The town of Wickenburg now surrounds his gravesite perched on top of a hill in a local neighborhood. It is a bit tricky to locate the first time—or even the second time—but well worth the search. Henry Wickenburg is buried near the graves of the town’s first mayor and other local pioneers.
John and Mary Boetto were immigrants from Italy who arrived in the US around 1892-1895. The couple lived in Colorado and Mexico before settling in Arizona. Their only child, Anthony, was born in Tucson in 1903. The family arrived in Wickenburg in 1907 and acquired the old Wickenburg property in 1913. The Boetto’s paid $2,500 for the house and 17 acres of land. Mr. Boetto was in the mining business. After he was retired, he spent his time raising chickens and bees. He was the first fire chief in Wickenburg.
The Boetto family owned the property for over 80 years. Mary Boetto died in the home in 1945. Son Anthony, a teacher, died in 1955, and John Boetto followed them in death in 1957. The Boetto’s are all buried in the Wickenburg Cemetery. In 2000, the Wickenburg-Boetto House was sold to the Town of Wickenburg. The Town of Wickenburg sold the property to the Wickenburg Historical Preservation Society. The vacant house was in need of many repairs. The first steps were to restore the windows and doors, stabilized the crawl space, and paint the exterior. The preservationists hope the house will soon be opened as a Wickenburg history museum.
With the renovation of historic property comes the question, is the house haunted? Eight paranormal investigators, along with the Mayor of Wickenburg—Kelly Blunt, recently spent 24 hours at the remote location testing the environment with cameras and scientific equipment to find the answers.
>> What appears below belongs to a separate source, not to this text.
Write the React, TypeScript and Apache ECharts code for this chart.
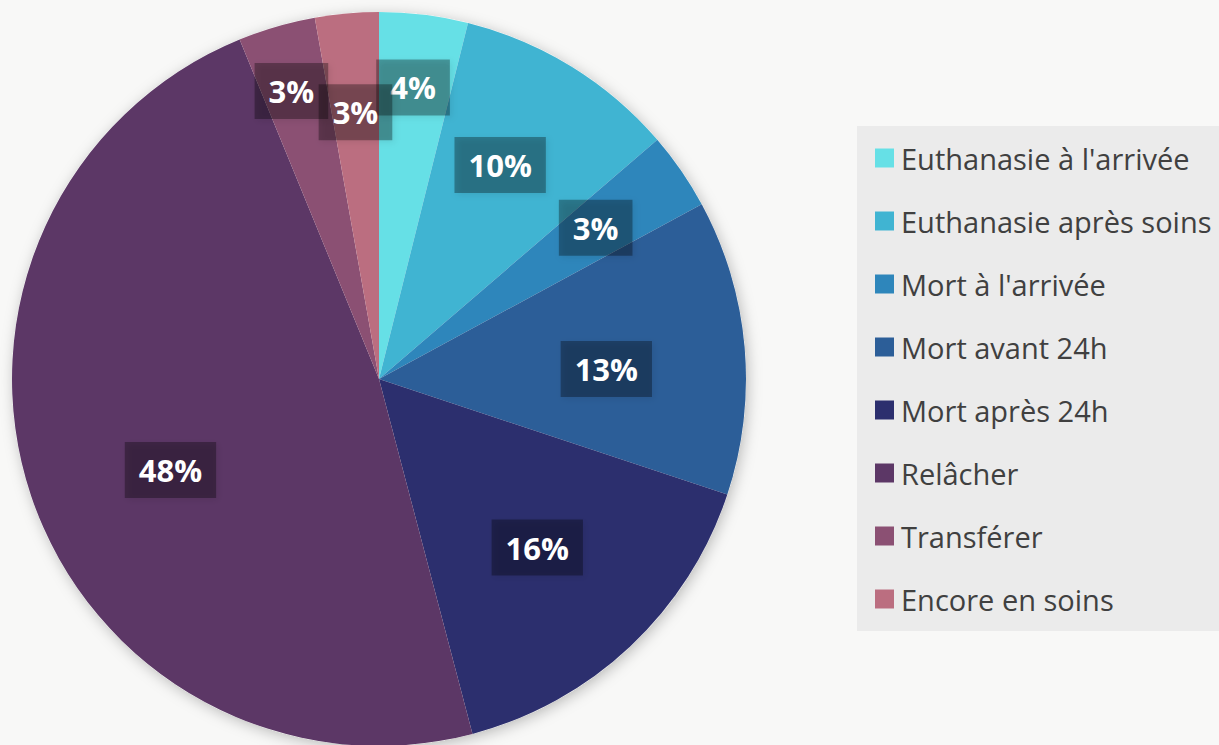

The Ghosts of Arizona team organized the investigation. Debe Branning of the MVD Ghostchasers and Cindy Lee stopped by to learn the history of the location and to do a bit of ghost hunting of their own.
There were reports of footsteps, voices, and personal experiences on the premises which are being further analyzed at this writing. Some of the actions were found to be non paranormal and debunked on site. As more information on the lives of the pioneers who lived on and near the land is discovered, it should open new windows to the ghosts of its past.
The Wickenburg-Boetto House can be visited at 225 S Washington sometime in the near future.